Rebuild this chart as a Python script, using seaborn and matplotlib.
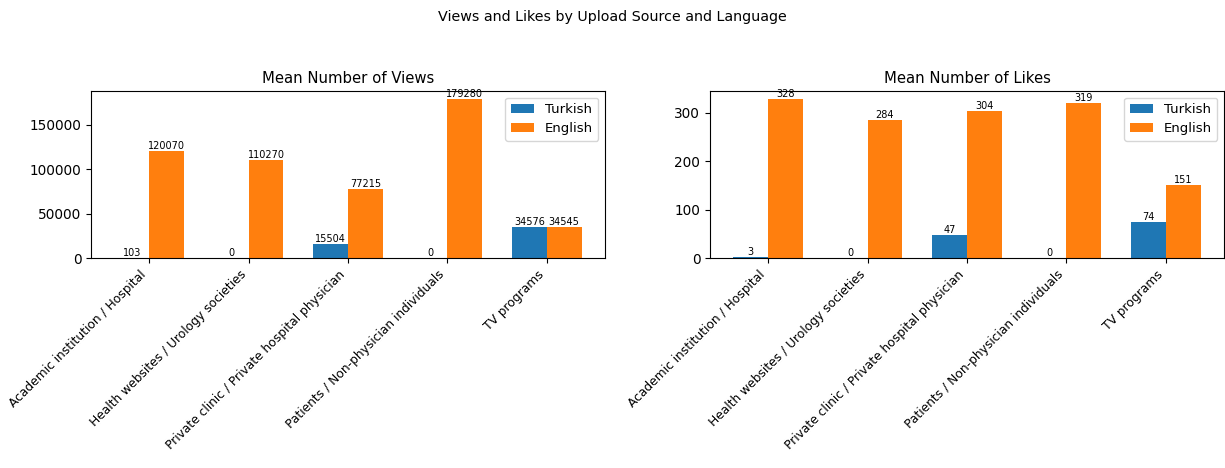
import matplotlib
matplotlib.use("Agg")
import matplotlib.pyplot as plt
import seaborn as sns
import pandas as pd

sources = [
    "Academic institution / Hospital",
    "Health websites / Urology societies",
    "Private clinic / Private hospital physician",
    "Patients / Non-physician individuals",
    "TV programs",
]
languages = ["Turkish", "English"]
views_turkish = [103, 0, 15504, 0, 34576]
views_english = [120070, 110270, 77215, 179280, 34545]
likes_turkish = [3, 0, 47, 0, 74]
likes_english = [328, 284, 304, 319, 151]
colors = ["#1f77b4", "#ff7f0e"]


def make_df(tr, en):
    rows = []
    for s, v in zip(sources, tr):
        rows.append({"Source": s, "Language": "Turkish", "Value": v})
    for s, v in zip(sources, en):
        rows.append({"Source": s, "Language": "English", "Value": v})
    return pd.DataFrame(rows)


fig = plt.figure(figsize=(12.25, 4.68), dpi=100)
ax1 = fig.add_axes([91 / 1225, 1 - 258 / 468, 514 / 1225, 167 / 468])
ax2 = fig.add_axes([710 / 1225, 1 - 258 / 468, 514 / 1225, 167 / 468])

for ax, tr, en, title in [
    (ax1, views_turkish, views_english, "Mean Number of Views"),
    (ax2, likes_turkish, likes_english, "Mean Number of Likes"),
]:
    df = make_df(tr, en)
    sns.barplot(data=df, x="Source", y="Value", hue="Language", hue_order=languages,
                order=sources, palette=colors, saturation=1, width=0.7,
                errorbar=None, linewidth=0, ax=ax)
    for c in ax.containers:
        ax.bar_label(c, fmt="%d", fontsize=7)
    ax.set_xlim(-0.585, 4.585)
    ax.set_xlabel("")
    ax.set_ylabel("")
    ax.set_title(title, fontsize=10.7)
    ax.set_xticks(range(len(sources)))
    ax.set_xticklabels(sources, rotation=45, ha="right", fontsize=8.8)
    ax.tick_params(axis="y", labelsize=9.8)
    handles, labels = ax.get_legend_handles_labels()
    if ax.get_legend() is not None:
        ax.get_legend().remove()
    ax.legend(handles, labels, loc="upper right", fontsize=9.5, handlelength=1.8)

fig.suptitle("Views and Likes by Upload Source and Language", fontsize=10.3, y=0.978)
fig.savefig("out.png", dpi=100)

★ ★ ★ ★ ★

STATED PROBLEM → Repeat only what lies between the start of the data and the end of the line containing "import pandas as pd", exactly, with pictures left out.

ANSWER BELOW →
Rebuild this chart as a Python script, using seaborn and matplotlib.
import matplotlib
matplotlib.use("Agg")
import matplotlib.pyplot as plt
import seaborn as sns
import pandas as pd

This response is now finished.